Mindestlohn: Ein Kompromiss, der nicht trägt

21.06.2007 Schwarzer Tag für Niedriglöhner

Am 19. Juni 2007 einigte sich die Große Koalition auf einen Minimalkompromiss zum Mindestlohn.
Ergebnis: Es gibt keine flächendeckenden Mindestlöhne. Stattdessen soll das Arbeitnehmer-Entsendegesetz ausgeweitet und das Mindestarbeitsbedingungsgesetz von 1952 modernisiert werden. Die Hürden für branchenbezogene Mindestlöhne werden damit sehr hoch gelegt.
Selbst in den Branchen, in denen Mindestlöhne vereinbart werden können, ist eine Mindesthöhe von 7,50 Euro nicht gesichert. Deshalb ist der 19. Juni ein schwarzer Tag für Niedriglöhner.
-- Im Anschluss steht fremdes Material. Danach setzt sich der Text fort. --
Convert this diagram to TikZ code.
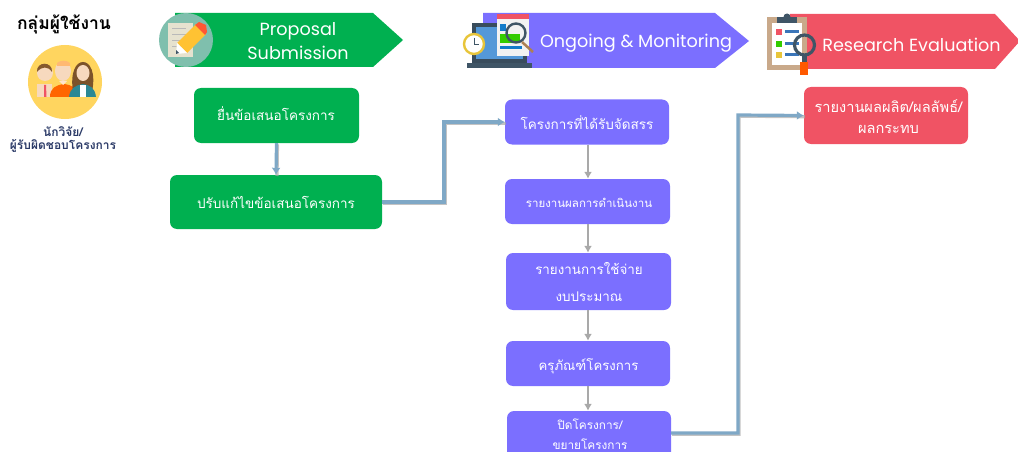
\documentclass[tikz,border=0pt]{standalone}
\usepackage{fontspec}
\setmainfont{Loma}[Script=Thai]
\newfontfamily\latinfont{Poppins}
\usetikzlibrary{arrows.meta,calc}
\definecolor{gr}{HTML}{00B050}
\definecolor{pu}{HTML}{7B6FFF}
\definecolor{re}{HTML}{F05364}
\definecolor{lnk}{HTML}{7FA8C6}
\definecolor{shd}{HTML}{A9A9A9}
\definecolor{nav}{HTML}{2B3A67}
\definecolor{dk}{HTML}{3F5566}
\definecolor{sun}{HTML}{FFD55F}
\definecolor{mint}{HTML}{7FBFAD}
\definecolor{skin}{HTML}{F7D9BE}
\definecolor{tan}{HTML}{C9A98A}
\definecolor{paper}{HTML}{E6E2CF}
\definecolor{clockc}{HTML}{E8C53A}
\tikzset{
  x=1pt,y=-1pt,
  box/.style={rounded corners=7pt,inner sep=0pt,align=center,minimum height=#1},
  box/.default=45pt,
  boxtxt/.style={inner sep=0pt,align=center,text=white},
  blab/.style={text=white,align=center,inner sep=0pt,font=\latinfont\fontsize{17.6}{24}\selectfont},
  blink/.style={draw=lnk,line width=3.2pt,-{Latex[length=7pt,width=9pt]}},
  bshadow/.style={draw=shd,line width=3.2pt,opacity=.7,transform canvas={xshift=1pt,yshift=-1.2pt}},
  glink/.style={draw=shd,line width=2.2pt,-{Latex[length=7pt,width=8pt]}}
}
\begin{document}
\begin{tikzpicture}
\useasboundingbox (0,0) rectangle (1018,452);
\clip (0,0) rectangle (1018,452);
% banners
\fill[gr] (175,13)--(373,13)--(403,40)--(373,67)--(175,67)--cycle;
\fill[pu] (483,13)--(715,13)--(749,41)--(715,68)--(483,68)--cycle;
\fill[re] (790,14)--(995,14)--(1020,41)--(995,69)--(790,69)--cycle;
\node[blab] (b1) at (298,41) {Proposal\\Submission};
\node[blab] (b2) at (636,43) {Ongoing \& Monitoring};
\node[blab] (b3) at (911.5,45) {Research Evaluation};
% users
\node[inner sep=0pt,font=\bfseries\fontsize{17.5}{20}\selectfont] (ut) at (64,24) {กลุ่มผู้ใช้งาน};
\node[inner sep=0pt,align=center,text=nav,font=\bfseries\fontsize{12}{13}\selectfont] (ul) at (63,140) {นักวิจัย/\\ผู้รับผิดชอบโครงการ};
\fill[sun] (65,82) circle (37);
% people
\fill[skin] (37,97) rectangle (52,84);
\fill[re] (44,85)--(46,85)--(46.5,97)--(44,97)--cycle;
\fill[orange!80!red] (50,97) .. controls (50,88) and (56,85) .. (64,84) .. controls (72,85) and (78,88) .. (78,97) -- cycle;
\fill[skin] (45,73) circle (8);
\fill[brown!70!black] (37,72) .. controls (36,61) and (53,61) .. (52,72) .. controls (48,66) and (42,66) .. (37,72) -- cycle;
\fill[skin] (63,71) ellipse (8 and 10);
\fill[orange!55!white] (57,63) .. controls (60,60) and (67,60) .. (70,63) -- (70,66) -- (57,66) -- cycle;
\fill[white!80!orange] (59,81)--(67,81)--(63,85)--cycle;
\fill[brown!65!black] (73,92) .. controls (70,72) and (76,62) .. (83,62) .. controls (90,62) and (96,72) .. (92,92) -- cycle;
\fill[skin] (83,73) ellipse (6.5 and 8);
\fill[dk!70!cyan] (69,97) .. controls (70,88) and (76,85) .. (83,84) .. controls (90,85) and (95,88) .. (96,97) -- cycle;
\fill[white] (80,85) rectangle (86,97);
% pencil icon
\fill[mint] (186,40) circle (27);
\fill[paper] (168,23) rectangle (193,57);
\foreach \yy in {29,35,41,47}{\draw[gray!55,line width=1pt] (172,\yy) -- (186,\yy);}
\fill[orange!60!yellow!80!white] (177,43)--(196,24)--(206,34)--(187,53)--cycle;
\fill[red!65!orange!80!white] (195,25)--(199,22)--(206,25)--(207,32)--(205,35)--cycle;
\fill[white] (177,43)--(187,53)--(176,54)--cycle;
\fill[dk] (176,50)--(179,53)--(176,54)--cycle;
% laptop icon
\fill[dk!90!black] (472,23) rectangle (527,63);
\fill[cyan!60!blue!70!white] (476,27) rectangle (523,59);
\fill[dk] (467,63) rectangle (532,68);
\fill[white!90!gray] (497,14) rectangle (529,56);
\fill[re] (497,14) rectangle (529,19);
\fill[cyan!60!blue] (500,24) rectangle (506,31);
\fill[green!60!olive] (500,34) rectangle (520,43);
\fill[cyan!60!blue] (500,46) rectangle (522,49);
\draw[dk,line width=2.4pt] (516,33) circle (9.5);
\draw[orange!35!gray,line width=2.5pt] (522,42) -- (533,52);
\fill[white] (474,44) circle (10);
\draw[clockc,line width=2.4pt] (474,44) circle (10);
\draw[dk,line width=.8pt] (474,38) -- (474,44) -- (479,44);
% clipboard icon
\fill[tan] (767,17) rectangle (807,70);
\fill[white] (772,23) rectangle (802,65);
\fill[dk] (777,17) rectangle (797,23);
\fill[dk] (787,17) circle (3.5);
\fill[re] (776,29) rectangle (782,35);
\fill[green!60!olive] (776,41) rectangle (782,47);
\fill[clockc] (776,52) rectangle (782,58);
\foreach \yy in {32,44,55}{\fill[cyan!50!blue!80!gray] (785,\yy-1.5) rectangle (799,\yy+1.5);}
\draw[dk,line width=3.2pt] (804.5,45) circle (10);
\fill[dk] (802,56) rectangle (807,62);
\fill[orange!70!red] (800,62) rectangle (808,75);
% boxes
\node[box=55pt,fill=gr,minimum width=165pt] (g1) at (276.5,115.5) {};
\node[box=54pt,fill=gr,minimum width=212pt] (g2) at (276,202) {};
\node[box,fill=pu,minimum width=164pt] (p1) at (587,122) {};
\node[box,fill=pu,minimum width=165pt] (p2) at (587.5,201.5) {};
\node[box=57pt,fill=pu,minimum width=165pt] (p3) at (588.5,281.5) {};
\node[box,fill=pu,minimum width=164pt] (p4) at (588,363.5) {};
\node[box=65pt,fill=pu,minimum width=164pt] (p5) at (589,443.5) {};
\node[box=57pt,fill=re,minimum width=164pt] (r1) at (886,115.5) {};
% box texts
\node[boxtxt,font=\fontsize{13.5}{20}\selectfont] (tg1) at (276,114) {ยื่นข้อเสนอโครงการ};
\node[boxtxt,font=\fontsize{13.5}{20}\selectfont] (tg2) at (276,202) {ปรับแก้ไขข้อเสนอโครงการ};
\node[boxtxt,font=\fontsize{13.5}{20}\selectfont] (tp1) at (587,123) {โครงการที่ได้รับจัดสรร};
\node[boxtxt,font=\fontsize{11.5}{14}\selectfont] (tp2) at (589,203) {รายงานผลการดำเนินงาน};
\node[boxtxt,font=\fontsize{13.4}{27}\selectfont] (tp3) at (589,282) {รายงานการใช้จ่าย\\งบประมาณ};
\node[boxtxt,font=\fontsize{13.2}{20}\selectfont] (tp4) at (588.5,366) {ครุภัณฑ์โครงการ};
\node[boxtxt,font=\fontsize{11.8}{20}\selectfont] (tp5) at (590,434) {ปิดโครงการ/\\ขยายโครงการ};
\node[boxtxt,font=\fontsize{14.6}{21}\selectfont] (tr1) at (888.5,117) {รายงานผลผลิต/ผลลัพธ์/\\ผลกระทบ};
% connectors
\coordinate (ax) at (588,0);
\coordinate (j1) at (444,122);
\coordinate (j2) at (738,115);
\coordinate (s5) at (671,433);
\draw[bshadow] (g1.south) -- (g2.north);
\draw[blink] (g1.south) -- (g2.north);
\draw[bshadow] (g2.east) -| (j1) -- (p1.west);
\draw[blink] (g2.east) -| (j1) -- (p1.west);
\draw[bshadow] (s5) -| (j2) -- (r1.west);
\draw[blink] (s5) -| (j2) -- (r1.west);
\draw[glink] (ax |- p1.south) -- (ax |- p2.north);
\draw[glink] (ax |- p2.south) -- (ax |- p3.north);
\draw[glink] (ax |- p3.south) -- (ax |- p4.north);
\draw[glink] (ax |- p4.south) -- (ax |- p5.north);
\end{tikzpicture}
\end{document}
Weit über sieben Millionen Menschen in Deutschland arbeiten für Hungerlöhne. Es werden immer mehr. Arbeitgeber missbrauchen die Massenarbeitslosigkeit und das Fehlen von Tarifverträgen, um Beschäftigte in Arbeitsverhältnisse mit Einkommen weit unter sieben Euro die Stunde zu zwingen.
Für die Niedriglöhner ist das verheerend:
Das Arbeitseinkommen reicht nicht zum Leben. Aber auch für die Beschäftigten, die ein anständiges, tariflich abgesichertes Einkommen haben, ist die Entwicklung
gefährlich. Durch Lohndumping kommen ihre Einkommen und Arbeitsbedingungen unter Druck. Ein weiterer negativer Effekt:
Niedriglöhne unterhöhlen die Einnahmebasis unserer sozialen Sicherungssysteme.
Niedriglöhne fördern Sozialabbau.
Deshalb fordert die IG Metall flächendeckende Mindestlöhne, die auf unseren Tarifverträgen beruhen. Dort, wo diese nicht greifen, soll eine gesetzliche Untergrenze von 7,50 Euro gelten.
Schlechter Kompromiss
Die Teileinigung der Großen Koalition ist weit von den Gewerkschaftsforderungen
entfernt. Armutslöhne werden nicht beseitigt. Eine Erweiterung des Arbeitnehmer-
Entsendegesetzes können die Arbeitgeber praktisch mit ihrem Veto blockieren. Arbeitsminister Franz Müntefering hat auf die Teileinigung mit "Zorn und Empörung” reagiert. Mit der Union könne man den Mindestlohn nicht machen. Man müsse ihn gegen sie machen.
Jürgen Peters, Erster Vorsitzender der IG Metall, fordert die SPD auf, sich für einen Mindestlohn einzusetzen, der diesen Namen verdient.

Kompliziertes Verfahren
Das Arbeitnehmer-Entsende-Gesetz besagt, dass Tarifverträge für bestimmte Branchen für allgemeinverbindlich erklärt werden können. Zukünftige
Voraussetzung: Gemeinsamer Antrag der Tarifparteien und mindestens 50 Prozent
der Beschäftigten müssen tarifgebunden sein. Der Koalitionsausschuss hat das Verfahren um die Regelung ergänzt, dass der Bundesarbeitminister bei Nichteinigung der Tarifparteien dem Bundeskabinett vorschlagen kann, einen Tarifvertrag für eine Branche für allgemeinverbindlich zu erklären.
Probleme:
1. Arbeitgeber haben mehr Blockademöglichkeiten.
2. Allgemeinverbindlichkeitserklärung hängt von Machtverhältnissen in der Regierung ab.
3. Gerade in den Problembranchen liegt die Tarifbindung unter 50 Prozent.

Für die Branchen, für die die Voraussetzungen des Entsendegesetzes
oder Tarifverträge nicht gelten, soll das Mindestarbeitsbedingungengesetz
von 1952 angewendet werden.
Das ob und die Höhe von Mindestlöhnen sind aber unklar.